By: Caterina Edwards
Publisher: Greystone Books
Publication Date: March 2010
ISBN: 978-1553655268
Reviewed by: Deb Fowler
Review Date: March 2010
Giogia, a young Italian-Istrian, landed herself a good job in the Palazzo del municipo or city hall. Recording statistical information of births and deaths in Koper, the kind that genealogists treasure and pore over, was one of her tasks. People were accustomed to change and in 1948 change was still in the air, but "one morning she walked into the record office, and 150 years of books (at least twenty volumes) were gone." (p. 269) She became anxious and afraid, knowing that history was being erased. Caterina Edwards had listened to Giogia's story and many others as she searched for her own Italian-Istrian heritage. Caterina searched through the mind of her mother Rosa too, a mind that was fraught with Alzheimer's, a mind that was being erased just as the records of Koper and memories of the land of Istria were being erased from the hearts and minds of its descendants.

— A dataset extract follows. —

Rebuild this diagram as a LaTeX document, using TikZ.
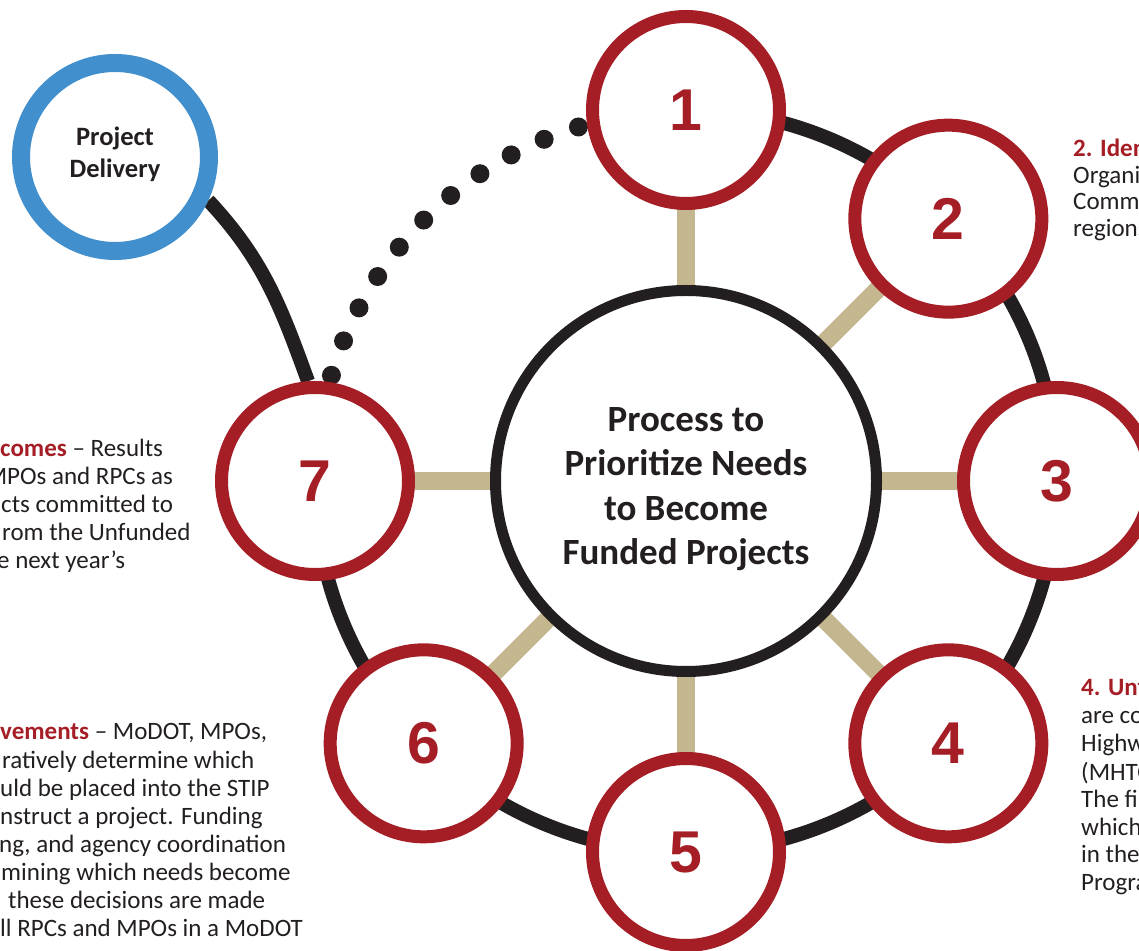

Can such memories be eradicated with the exodus of a people? Would Caterina be able to find the past through the faulty memories of a mother who was drifting away from her by the day? Hurricane Rosa, as her mother had been dubbed, was a whirlwind whose criticism frequently came down on her head and those of her father, her husband or children. The aura of denial hung in the air. Rosa had often been difficult, but her own husband, Frank, often covered for her, but when he died he left her to Caterina. Her world would soon be upended with the task of caring for someone whose mind became increasingly chaotic. Her mother Rosa's life was undocumented and the little she had relayed about her life was fragmented and, at times, almost mythical. Caterina felt a need to seek out her mother's past, the land of Istria, and discover a past that was so much a part of her, yet was lost in the pages of time. Istria, Istria, Istria ... they say that upwards of 350,000 ethnic Italians had joined the exodus. Was it an ethnic cleansing? Where had they gone? Where was her mother going? Where would Caterina go?
This emotional historical overview of the Itrian exodus and the exodus of Rosa's mind totally mesmerized me. I had never heard of Istria and was amazed at the forced exodus of a people who had been exiled from their homeland. It was a people who had seemingly disappeared from the face of the earth and the tie in of Rosa, a woman whose mind and memories were disappearing became especially poignant as the tale emerged. I loved the balance of the book, the shift between discovery and the difficult loss Caterina faced as she was losing her mother to the unknown. I was not expecting to find the history of a lost people in this book as the title simply does not belie what is in its pages, but was not disappointed.
Quill says: Inside these pages you will find a mesmerizing historical tale looked at from several vantage points, but primarily from that of Caterina, a master storyteller who can bring a family legacy and the history of a lost country back to life.